## Task brief
Reproduce only the lines from the one containing "Clone this chart" through the one containing "const yTickValues = [100, 35, -30]", exactly as written and with both ends included.

## Data shown
+++

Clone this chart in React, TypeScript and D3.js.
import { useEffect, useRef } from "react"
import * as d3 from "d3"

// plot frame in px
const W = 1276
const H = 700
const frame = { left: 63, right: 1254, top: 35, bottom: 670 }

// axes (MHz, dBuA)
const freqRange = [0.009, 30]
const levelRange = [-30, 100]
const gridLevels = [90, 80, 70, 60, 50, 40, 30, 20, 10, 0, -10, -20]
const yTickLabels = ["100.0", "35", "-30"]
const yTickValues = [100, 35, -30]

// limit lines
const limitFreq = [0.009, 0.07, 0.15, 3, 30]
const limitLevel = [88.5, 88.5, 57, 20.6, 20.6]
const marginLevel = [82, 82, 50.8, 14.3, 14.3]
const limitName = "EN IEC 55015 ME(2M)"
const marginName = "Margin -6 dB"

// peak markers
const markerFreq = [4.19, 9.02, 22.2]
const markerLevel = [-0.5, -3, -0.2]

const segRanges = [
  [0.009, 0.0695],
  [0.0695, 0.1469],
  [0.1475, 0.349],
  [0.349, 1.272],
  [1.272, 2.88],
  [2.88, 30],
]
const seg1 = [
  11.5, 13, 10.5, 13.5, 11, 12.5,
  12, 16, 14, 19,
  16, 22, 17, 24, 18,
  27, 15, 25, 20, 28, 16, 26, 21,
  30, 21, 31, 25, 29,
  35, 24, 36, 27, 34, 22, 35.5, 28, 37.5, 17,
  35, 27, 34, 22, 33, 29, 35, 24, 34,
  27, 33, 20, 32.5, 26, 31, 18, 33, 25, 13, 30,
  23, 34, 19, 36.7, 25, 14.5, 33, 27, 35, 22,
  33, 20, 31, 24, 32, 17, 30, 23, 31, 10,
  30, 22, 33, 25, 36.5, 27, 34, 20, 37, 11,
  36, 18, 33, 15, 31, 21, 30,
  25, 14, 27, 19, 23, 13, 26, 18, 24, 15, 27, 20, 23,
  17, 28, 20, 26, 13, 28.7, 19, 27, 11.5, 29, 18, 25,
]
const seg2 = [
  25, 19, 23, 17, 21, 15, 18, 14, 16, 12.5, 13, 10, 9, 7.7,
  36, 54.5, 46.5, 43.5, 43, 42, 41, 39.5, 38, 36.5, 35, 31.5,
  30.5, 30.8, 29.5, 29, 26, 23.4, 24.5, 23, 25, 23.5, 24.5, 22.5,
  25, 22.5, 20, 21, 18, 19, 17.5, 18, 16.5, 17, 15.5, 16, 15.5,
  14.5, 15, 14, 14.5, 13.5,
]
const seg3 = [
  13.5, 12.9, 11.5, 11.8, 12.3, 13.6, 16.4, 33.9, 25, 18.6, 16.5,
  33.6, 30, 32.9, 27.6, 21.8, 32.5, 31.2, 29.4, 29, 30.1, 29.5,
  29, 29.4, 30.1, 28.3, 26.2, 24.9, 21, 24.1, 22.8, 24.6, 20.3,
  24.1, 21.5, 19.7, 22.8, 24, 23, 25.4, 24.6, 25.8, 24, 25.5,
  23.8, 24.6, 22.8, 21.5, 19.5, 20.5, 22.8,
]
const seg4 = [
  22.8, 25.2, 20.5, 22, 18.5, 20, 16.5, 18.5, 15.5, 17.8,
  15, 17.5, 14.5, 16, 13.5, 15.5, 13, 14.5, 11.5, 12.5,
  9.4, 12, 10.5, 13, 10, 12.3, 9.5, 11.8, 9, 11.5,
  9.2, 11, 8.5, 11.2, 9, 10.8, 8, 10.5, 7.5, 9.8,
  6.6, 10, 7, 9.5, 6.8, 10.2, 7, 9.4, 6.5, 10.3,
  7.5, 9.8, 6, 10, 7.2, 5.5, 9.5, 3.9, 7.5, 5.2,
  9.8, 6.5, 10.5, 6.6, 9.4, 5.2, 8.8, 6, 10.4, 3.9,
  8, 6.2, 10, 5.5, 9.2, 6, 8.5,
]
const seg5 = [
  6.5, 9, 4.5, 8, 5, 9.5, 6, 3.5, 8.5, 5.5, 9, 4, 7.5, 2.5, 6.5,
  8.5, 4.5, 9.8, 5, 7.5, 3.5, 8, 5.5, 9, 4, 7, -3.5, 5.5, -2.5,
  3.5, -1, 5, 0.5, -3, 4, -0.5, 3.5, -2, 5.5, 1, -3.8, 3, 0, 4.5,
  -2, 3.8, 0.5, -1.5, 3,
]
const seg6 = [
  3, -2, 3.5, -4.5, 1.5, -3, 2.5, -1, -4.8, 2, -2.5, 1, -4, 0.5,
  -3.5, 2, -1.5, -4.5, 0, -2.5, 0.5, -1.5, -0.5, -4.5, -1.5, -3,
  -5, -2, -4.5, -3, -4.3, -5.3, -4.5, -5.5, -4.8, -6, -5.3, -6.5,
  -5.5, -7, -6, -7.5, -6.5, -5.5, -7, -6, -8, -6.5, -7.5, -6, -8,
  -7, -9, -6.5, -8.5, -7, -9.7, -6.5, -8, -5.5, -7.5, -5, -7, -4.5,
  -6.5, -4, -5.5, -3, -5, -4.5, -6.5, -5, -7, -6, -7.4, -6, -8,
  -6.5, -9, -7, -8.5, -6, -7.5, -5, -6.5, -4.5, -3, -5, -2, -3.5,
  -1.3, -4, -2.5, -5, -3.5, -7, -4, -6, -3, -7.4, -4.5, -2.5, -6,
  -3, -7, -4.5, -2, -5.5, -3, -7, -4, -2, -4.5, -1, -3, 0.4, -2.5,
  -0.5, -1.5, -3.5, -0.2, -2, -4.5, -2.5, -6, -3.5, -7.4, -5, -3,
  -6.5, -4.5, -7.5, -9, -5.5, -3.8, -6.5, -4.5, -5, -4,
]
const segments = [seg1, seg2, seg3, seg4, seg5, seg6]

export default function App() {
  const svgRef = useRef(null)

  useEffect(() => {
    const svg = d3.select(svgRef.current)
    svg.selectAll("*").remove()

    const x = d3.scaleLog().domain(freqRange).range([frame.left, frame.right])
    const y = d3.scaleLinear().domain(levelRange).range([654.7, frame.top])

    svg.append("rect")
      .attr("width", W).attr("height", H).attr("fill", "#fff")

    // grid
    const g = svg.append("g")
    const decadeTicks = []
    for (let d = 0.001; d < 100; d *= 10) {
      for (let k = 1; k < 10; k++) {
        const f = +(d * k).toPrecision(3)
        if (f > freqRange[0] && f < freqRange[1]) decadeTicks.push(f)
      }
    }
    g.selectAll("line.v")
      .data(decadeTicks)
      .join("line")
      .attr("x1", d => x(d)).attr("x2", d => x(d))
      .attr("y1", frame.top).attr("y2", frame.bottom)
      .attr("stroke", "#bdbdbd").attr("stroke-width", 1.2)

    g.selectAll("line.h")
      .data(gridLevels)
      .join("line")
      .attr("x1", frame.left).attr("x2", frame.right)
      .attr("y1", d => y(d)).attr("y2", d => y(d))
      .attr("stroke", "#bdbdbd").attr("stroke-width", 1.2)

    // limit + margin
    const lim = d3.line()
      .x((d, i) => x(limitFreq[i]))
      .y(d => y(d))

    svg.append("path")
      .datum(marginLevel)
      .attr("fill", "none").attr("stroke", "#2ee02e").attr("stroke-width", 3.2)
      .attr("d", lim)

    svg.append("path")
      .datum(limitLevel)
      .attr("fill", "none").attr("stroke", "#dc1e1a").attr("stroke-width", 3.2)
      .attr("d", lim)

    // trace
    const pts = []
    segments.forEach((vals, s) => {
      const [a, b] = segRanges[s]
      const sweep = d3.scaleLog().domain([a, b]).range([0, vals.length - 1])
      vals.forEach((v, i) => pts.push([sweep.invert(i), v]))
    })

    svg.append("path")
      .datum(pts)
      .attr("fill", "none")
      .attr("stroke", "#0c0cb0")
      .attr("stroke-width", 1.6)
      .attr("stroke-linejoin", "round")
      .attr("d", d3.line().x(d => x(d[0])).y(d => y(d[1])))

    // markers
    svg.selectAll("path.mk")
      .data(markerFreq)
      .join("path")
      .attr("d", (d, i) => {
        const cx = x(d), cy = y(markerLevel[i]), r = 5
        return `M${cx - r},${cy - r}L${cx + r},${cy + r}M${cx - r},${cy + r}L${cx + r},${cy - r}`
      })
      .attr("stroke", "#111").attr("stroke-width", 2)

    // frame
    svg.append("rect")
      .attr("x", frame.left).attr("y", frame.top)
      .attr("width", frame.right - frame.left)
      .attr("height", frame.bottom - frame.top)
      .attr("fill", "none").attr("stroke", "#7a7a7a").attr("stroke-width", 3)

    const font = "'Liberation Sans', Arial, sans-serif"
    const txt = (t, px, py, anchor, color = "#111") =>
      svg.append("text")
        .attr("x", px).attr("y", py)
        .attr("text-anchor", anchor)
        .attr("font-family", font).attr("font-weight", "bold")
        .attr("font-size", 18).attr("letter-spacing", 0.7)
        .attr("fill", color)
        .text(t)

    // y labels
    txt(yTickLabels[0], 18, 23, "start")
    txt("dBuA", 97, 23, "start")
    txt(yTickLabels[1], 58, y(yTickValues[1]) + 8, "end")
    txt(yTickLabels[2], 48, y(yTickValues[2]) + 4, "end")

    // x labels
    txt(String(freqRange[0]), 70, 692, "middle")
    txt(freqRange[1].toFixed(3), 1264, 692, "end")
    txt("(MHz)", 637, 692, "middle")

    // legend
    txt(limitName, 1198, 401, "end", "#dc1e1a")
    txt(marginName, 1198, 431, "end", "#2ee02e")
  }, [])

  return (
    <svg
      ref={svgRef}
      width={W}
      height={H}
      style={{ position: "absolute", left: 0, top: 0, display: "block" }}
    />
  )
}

+++

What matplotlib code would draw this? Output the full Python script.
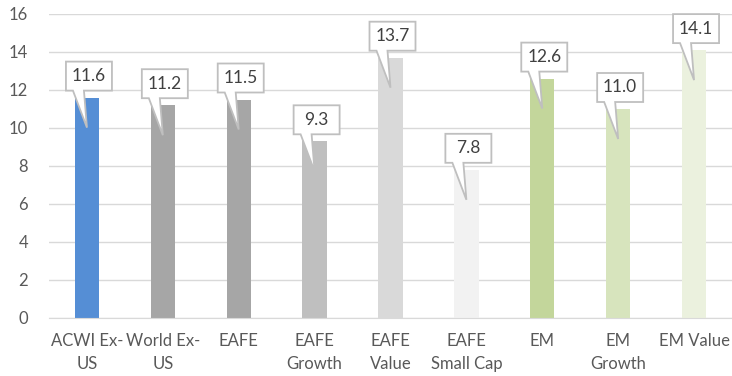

+++

## Exercise response
Clone this chart in React, TypeScript and D3.js.
import { useEffect, useRef } from "react"
import * as d3 from "d3"

// plot frame in px
const W = 1276
const H = 700
const frame = { left: 63, right: 1254, top: 35, bottom: 670 }

// axes (MHz, dBuA)
const freqRange = [0.009, 30]
const levelRange = [-30, 100]
const gridLevels = [90, 80, 70, 60, 50, 40, 30, 20, 10, 0, -10, -20]
const yTickLabels = ["100.0", "35", "-30"]
const yTickValues = [100, 35, -30]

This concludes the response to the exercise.